▶ [Stated task]
Leaving the pictures out, print the lines from the first line of the listing through the line containing "at (173, 340)", exactly as they read, and no others.

▶ [Data supplied]
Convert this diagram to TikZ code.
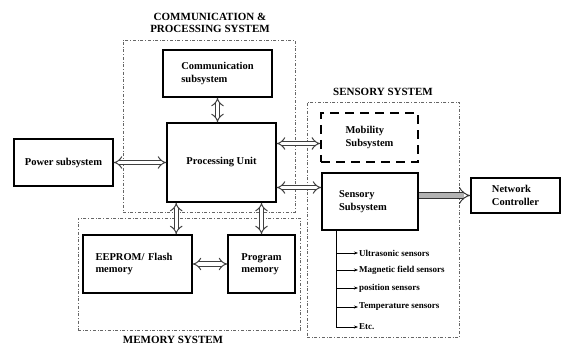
\documentclass[tikz,border=0pt]{standalone}
\usepackage{fontspec}
\setmainfont{Liberation Serif}
\usetikzlibrary{arrows.meta,calc}

\tikzset{
    block/.style={draw, line width=1.6pt, inner sep=0pt, font=\fontsize{10.5}{12.5}\selectfont\bfseries},
    system/.style={draw=gray!80!black, dash dot, line width=0.6pt, inner sep=0pt},
    systitle/.style={font=\fontsize{11}{12}\selectfont\bfseries, align=center},
    dblarrow/.style={draw=black!75, double, double distance=3.4pt, line width=1pt, {Implies[scale=1.3]}-{Implies[scale=1.3]}},
    sensor/.style={anchor=west, inner sep=1pt, font=\fontsize{9}{10}\selectfont\bfseries}
}

\begin{document}
\begin{tikzpicture}[x=1pt, y=-1pt]
    \useasboundingbox (0, 0) rectangle (561, 347);

    % System frames
    \node[system, minimum width=172pt, minimum height=172pt] (csys) at (209, 126) {};
    \node[system, minimum width=152pt, minimum height=235pt] (ssys) at (383, 219.5) {};
    \node[system, minimum width=222pt, minimum height=112pt] (msys) at (189, 274) {};

    \node[systitle] (ctitle) at (210, 23) {COMMUNICATION \&\\PROCESSING SYSTEM};
    \node[systitle] (stitle) at (383, 92) {SENSORY SYSTEM};
    \node[systitle] (mtitle) at (173, 340) {MEMORY SYSTEM};

    % Blocks
    \node[block, minimum width=109pt, minimum height=47pt, align=left] (commsub) at (217.5, 73.5) {Communication\\subsystem};
    \node[block, minimum width=109pt, minimum height=79pt] (pu) at (221.5, 162.5) {Processing Unit};
    \node[block, minimum width=99pt, minimum height=47pt] (power) at (63.5, 162.5) {Power subsystem};
    \node[block, dash pattern=on 9pt off 6pt, line width=1.8pt, minimum width=97pt, minimum height=49pt, align=left] (mobility) at (369.5, 137.5) {Mobility\\Subsystem};
    \node[block, minimum width=96pt, minimum height=57pt, align=left, text width=62pt] (sensory) at (370, 201.5) {Sensory\\Subsystem};
    \node[block, minimum width=89pt, minimum height=35pt, align=left] (netctl) at (515.5, 195.5) {Network\\Controller};
    \node[block, minimum width=109pt, minimum height=58pt, align=left, text width=84pt] (eeprom) at (137.5, 264) {EEPROM/ Flash\\memory};
    \node[block, minimum width=67pt, minimum height=58pt, align=left] (progmem) at (261.5, 264) {Program\\memory};

    % Links to processing unit
    \draw[dblarrow] (commsub.south) -- (commsub.south |- pu.north);
    \draw[dblarrow] (power.east) -- (pu.west);
    \coordinate (mobport) at ($(mobility.west) + (0, 6)$);
    \draw[dblarrow] (mobport -| pu.east) -- (mobport);
    \coordinate (senport) at ($(sensory.west) + (0, -14)$);
    \draw[dblarrow] (senport -| pu.east) -- (senport);
    \coordinate (eeport) at ($(pu.south west) + (10, 0)$);
    \draw[dblarrow] (eeport) -- (eeport |- eeprom.north);
    \draw[dblarrow] (progmem.north |- pu.south) -- (progmem.north);
    \draw[dblarrow] (eeprom.east) -- (progmem.west);

    % Output to network controller
    \draw[draw=black!80, double=gray!60, double distance=5pt, line width=1pt, -{Implies[scale=1.2]}] (sensory.east |- netctl.west) -- (netctl.west);

    % Sensor list
    \coordinate (trunk) at ($(sensory.south west) + (15, 0)$);
    \node[sensor] (s1) at (358, 253) {Ultrasonic sensors};
    \node[sensor] (s2) at (358, 270) {Magnetic field sensors};
    \node[sensor] (s3) at (358, 288) {position sensors};
    \node[sensor] (s4) at (358, 307) {Temperature sensors};
    \node[sensor] (s5) at (358, 327) {Etc.};
    \draw[line width=0.7pt] (trunk) -- (trunk |- s5.west);
    \draw[-{Stealth[length=4pt]}, line width=0.7pt] (trunk |- s1.west) -- (s1.west);
    \draw[-{Stealth[length=4pt]}, line width=0.7pt] (trunk |- s2.west) -- (s2.west);
    \draw[-{Stealth[length=4pt]}, line width=0.7pt] (trunk |- s3.west) -- (s3.west);
    \draw[-{Stealth[length=4pt]}, line width=0.7pt] (trunk |- s4.west) -- (s4.west);
    \draw[-{Stealth[length=4pt]}, line width=0.7pt] (trunk |- s5.west) -- (s5.west);
\end{tikzpicture}
\end{document}
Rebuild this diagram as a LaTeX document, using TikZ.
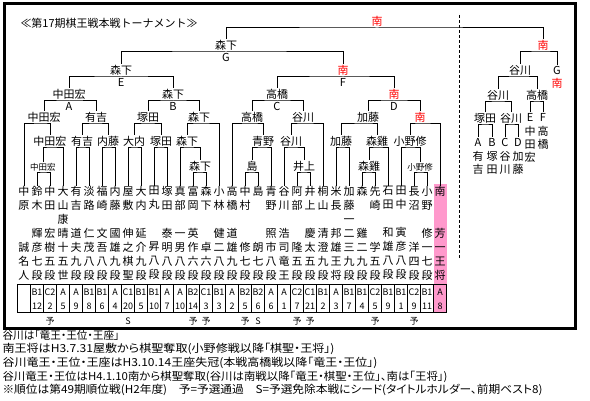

▶ [Answer to this task]
Convert this diagram to TikZ code.
\documentclass[tikz,border=0pt]{standalone}
\usepackage{fontspec}
\setmainfont{Liberation Serif}
\usetikzlibrary{arrows.meta,calc}

\tikzset{
    block/.style={draw, line width=1.6pt, inner sep=0pt, font=\fontsize{10.5}{12.5}\selectfont\bfseries},
    system/.style={draw=gray!80!black, dash dot, line width=0.6pt, inner sep=0pt},
    systitle/.style={font=\fontsize{11}{12}\selectfont\bfseries, align=center},
    dblarrow/.style={draw=black!75, double, double distance=3.4pt, line width=1pt, {Implies[scale=1.3]}-{Implies[scale=1.3]}},
    sensor/.style={anchor=west, inner sep=1pt, font=\fontsize{9}{10}\selectfont\bfseries}
}

\begin{document}
\begin{tikzpicture}[x=1pt, y=-1pt]
    \useasboundingbox (0, 0) rectangle (561, 347);

    % System frames
    \node[system, minimum width=172pt, minimum height=172pt] (csys) at (209, 126) {};
    \node[system, minimum width=152pt, minimum height=235pt] (ssys) at (383, 219.5) {};
    \node[system, minimum width=222pt, minimum height=112pt] (msys) at (189, 274) {};

    \node[systitle] (ctitle) at (210, 23) {COMMUNICATION \&\\PROCESSING SYSTEM};
    \node[systitle] (stitle) at (383, 92) {SENSORY SYSTEM};
    \node[systitle] (mtitle) at (173, 340) {MEMORY SYSTEM};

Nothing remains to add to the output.